The European automotive radar market is growing due to the region's stringent safety regulations and a strong emphasis on vehicle safety standards. The European Union (EU) has implemented rigorous safety mandates that require new vehicles to be equipped with advanced driver assistance systems (ADAS), which heavily rely on radar technology. For instance, the General Safety Regulation, which came into effect in 2022, mandates the inclusion of features such as automatic emergency braking, lane keeping assistance, and advanced emergency braking systems in all new cars. These regulations are designed to reduce traffic accidents and enhance road safety, significantly driving the demand for automotive radar systems.
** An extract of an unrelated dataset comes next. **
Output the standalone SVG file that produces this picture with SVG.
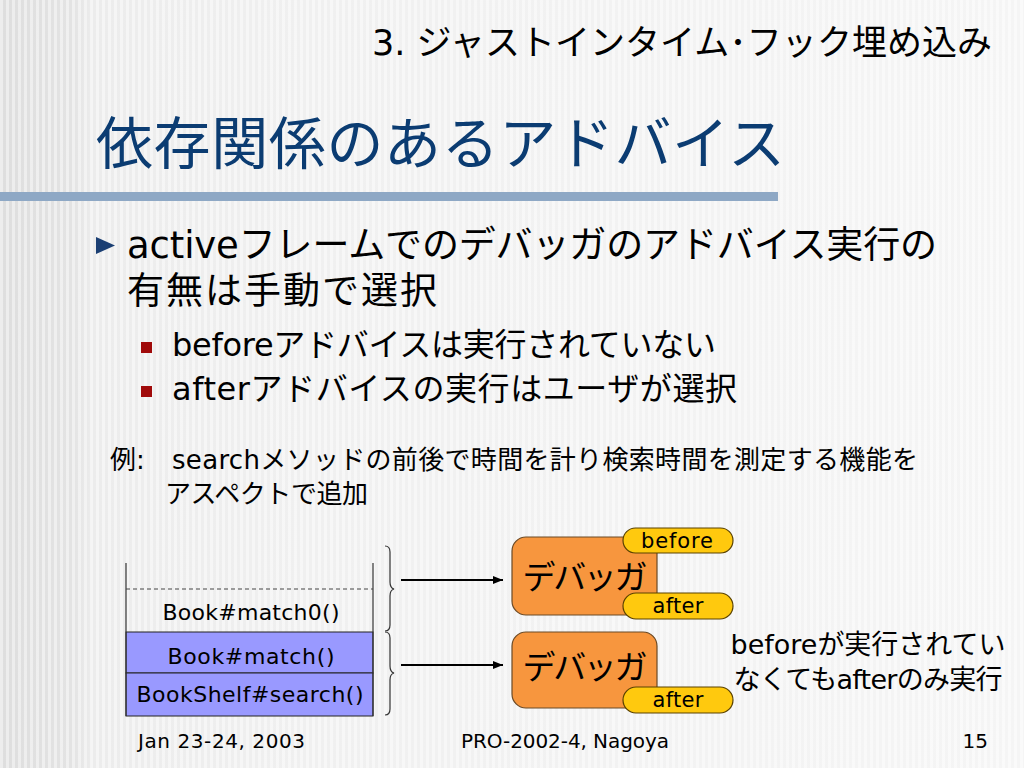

Germany is projected to be the largest European automotive radar market due to the high demand for high-end premium cars equipped with ADAS features and technologies such as adaptive cruise control, adaptive braking system, blind spot detection, forward collision system, and lane departure warning, which all depends heavily on radar system for efficient functioning. In February 2024, Audi announced that it would update its Q2 SUV model with a new infotainment system and safety features, including ADAS. The vehicle is set to launch in the mid of 2024. Thus, rising government regulation towards safety and launching new vehicles will drive the automotive radar market in Europe during the forecast period.

Key Market Players

The automotive radar market is primarily dominated by globally recognized players such as Robert Bosch GmbH (Germany), Continental AG (Germany), Aptiv (Ireland), Denso Corporation (Japan), and NXP Semiconductors (Netherlands). These companies have introduced new products and formed strategic alliances to enhance their position in the market.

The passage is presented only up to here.